During training, SF [1] only rolls out to about 5 seconds. That inherently means that during inference, any rollout beyond 5 seconds is pure extrapolation. But the nature of accumulated error is complex and diverse; we absolutely cannot assume that the error distribution accumulated over a 5-second rollout mirrors the error distribution accumulated over a 30+ second rollout.

Viewed through the lens of extrapolation failure, works like LongLive [7], Self-Forcing++ [9], and APT 2 [10] may actually be somewhat closer to fundamentally tackling long video generation.

Without relying heavily on parallel infrastructure like Context Parallelism (CP) to brute-force the issue [14], the rollout process already pushes the limits of per-iteration computational cost. In practice, it is difficult for SF to even run native diffusion or flow matching; it is forced to resort to few-step distillation like DMD [2]. That is not inherently a bad thing, since reverse KL has its own benefits, but it does make the design space narrower.

On the Teacher Model

World models, in any context, must possess causal-level memory and long-context capabilities. This becomes especially critical as we push them toward downstream applications like robotics. The memory and long context we need in those domains are extremely abstracted, enabling long-horizon tasks, as in LingBot-VA [15], and even in-context learning, as in DVA [13]. To me, these capabilities strongly resemble the memory and context mechanisms we discuss in LLMs.

But SF is ultimately a distillation method, which means its ceiling is dictated by the teacher model. In the open-source world, what the Wan 1.3B model can achieve is limited by its own architectural ceiling. The SF codebase actually used a 14B model as the teacher to push results higher, but even that teacher only provided about a 5-second context window.
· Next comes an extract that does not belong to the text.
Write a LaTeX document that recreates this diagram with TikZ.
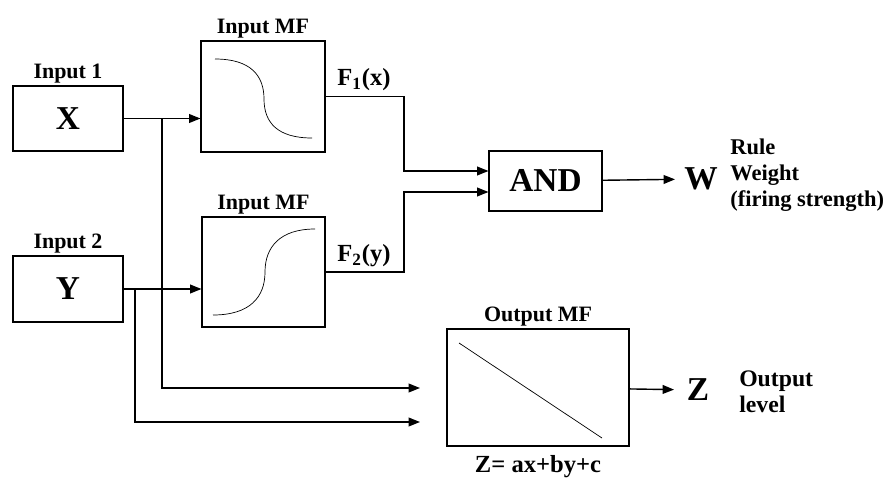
\documentclass[tikz,border=0pt]{standalone}
\usepackage{fontspec}
\setmainfont{Liberation Serif}
\usetikzlibrary{arrows.meta}

\begin{document}
\begin{tikzpicture}[
                > = {Triangle[length=6.5pt,width=5pt]}, % arrow head style
                x = 0.02cm, y = -0.02cm, % one unit is one pixel of the sketch
                semithick % line style
            ]

            \tikzstyle{block}=[draw = black, rectangle, inner sep = 0pt]
            \tikzstyle{big}=[font = \fontsize{19}{21}\selectfont\bfseries]
            \tikzstyle{small}=[font = \fontsize{13.5}{14.8}\selectfont\bfseries,
            align = left, inner sep = 1pt]
            \tikzstyle{every label}=[font = \fontsize{12.5}{14}\selectfont\bfseries,
            inner sep = 1pt]
            \tikzstyle{wire}=[thick]

            \useasboundingbox (0,0) rectangle (885,480);

            % inputs
            \node (x) [block, big, minimum width = 2.2cm, minimum height = 1.3cm,
            label=above:{Input 1}] at (68,118.5) {X};
            \node (y) [block, big, minimum width = 2.2cm, minimum height = 1.32cm,
            label=above:{Input 2}] at (68,289) {Y};

            % membership functions
            \node (mf1) [block, minimum width = 2.48cm, minimum height = 2.22cm,
            label=above:{Input MF}] at (263,96.5) {};
            \node (mf2) [block, minimum width = 2.46cm, minimum height = 2.2cm,
            label=above:{Input MF}] at (263.5,272) {};
            \draw[thin] (215,59) .. controls (250,59) and (264,75) .. (264,99)
            .. controls (264,123) and (278,138) .. (312,138);
            \draw[thin] (213,315) .. controls (250,315) and (265,297) .. (265,272)
            .. controls (265,247) and (280,229) .. (315,229);

            \node (and) [block, big, minimum width = 2.26cm, minimum height = 1.2cm]
            at (545.5,181) {AND};
            \node (omf) [block, minimum width = 3.64cm, minimum height = 2.34cm,
            label=above:{Output MF},
            label={[label distance = 4pt, font = \fontsize{14}{16}\selectfont\bfseries]
            below:{Z= ax+by+c}}] at (538,387.5) {};
            \draw[thin] (459,343) -- (602,438);

            % outputs
            \node (w) [big, inner sep = 0pt] at (701,179) {W};
            \node (rule) [small, anchor = west, font = \fontsize{12.8}{14.8}\selectfont\bfseries]
            at (728,175) {Rule\\Weight\\(firing strength)};
            \node (z) [big, inner sep = 0pt] at (698,390) {Z};
            \node (lvl) [small, anchor = west] at (737,392) {Output\\level};

            \node (f1) [small, font = \fontsize{14}{16}\selectfont\bfseries]
            at (364,80) {F\textsubscript{1}(x)};
            \node (f2) [small, font = \fontsize{14}{16}\selectfont\bfseries]
            at (364,256) {F\textsubscript{2}(y)};

            \coordinate (j1) at (404,171); \coordinate (j2) at (404,192);
            \coordinate (bx) at (162,118.5); \coordinate (by) at (135,289);
            \coordinate (o1) at (420,388); \coordinate (o2) at (420,422);

            \path[wire, ->] (x) edge (x -| mf1.west);
            \path[wire, ->] (y) edge (y -| mf2.west);
            \draw[wire, ->] (mf1.east) -| (j1) -- (j1 -| and.west);
            \draw[wire, ->] (mf2.east) -| (j2) -- (j2 -| and.west);
            \draw[wire, ->] (bx) |- (o1); \draw[wire, ->] (by) |- (o2);
            \draw[wire, ->, shorten > = 5pt] (and) -- (w);
            \draw[wire, ->, shorten > = 7pt] (omf) -- (z);

        \end{tikzpicture}
\end{document}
Without a long-context base model, any discussion or proposed solution around error accumulation risks simply overfitting to this 5-second regime. Larger-scale efforts such as LingBot-World [14] choose to directly train a long-context base model, on the order of 1 minute, before distillation. I also worked on MMM [11] to try to make genuine headway on true long video generation by introducing real ground-truth long data directly into the distillation stage through the underlying representation.

This is also a core reason why I remain highly skeptical of treating static 3D representation or consistency as a primary direction for world models. Under most causal world-model settings, that framing does not make much sense to me, except perhaps marginally when the world model is treated more like a simulator.

On the Effect of Scale

When we look at truly top-tier commercial models, backed by massive compute, parameter counts, and data, their video extension capabilities are actually already quite robust. The visual collapse caused by error accumulation has been pushed much farther out.

To me, that is a strong indicator that the base model is the key. It is also exactly why several of my more recent projects, including FramePack [5, 6], PFP [17], MMM [11], and MoC [12], focus heavily on endowing base models with genuine long-context capability from the ground up.

A sad reality is that, at small scale and with limited data, we are often entering a dead end. The only viable path may be to overfit to narrow domains like Minecraft or Doom. That can still prove the concept, but it can be hard to tell whether the method would truly scale.

While developing FramePack [5], we also noticed a telling detail: if the prompt matched a highly common data point in the training set, like a city walk, error accumulation was noticeably mitigated.

Of course, on-policy distillation remains highly valuable and absolutely deserves continued research. But my personal prediction is that as we move toward larger scales, especially in a near future dominated by large-scale unified models that directly absorb vast amounts of information into their understanding modules, our entire perspective on this problem may be completely upended.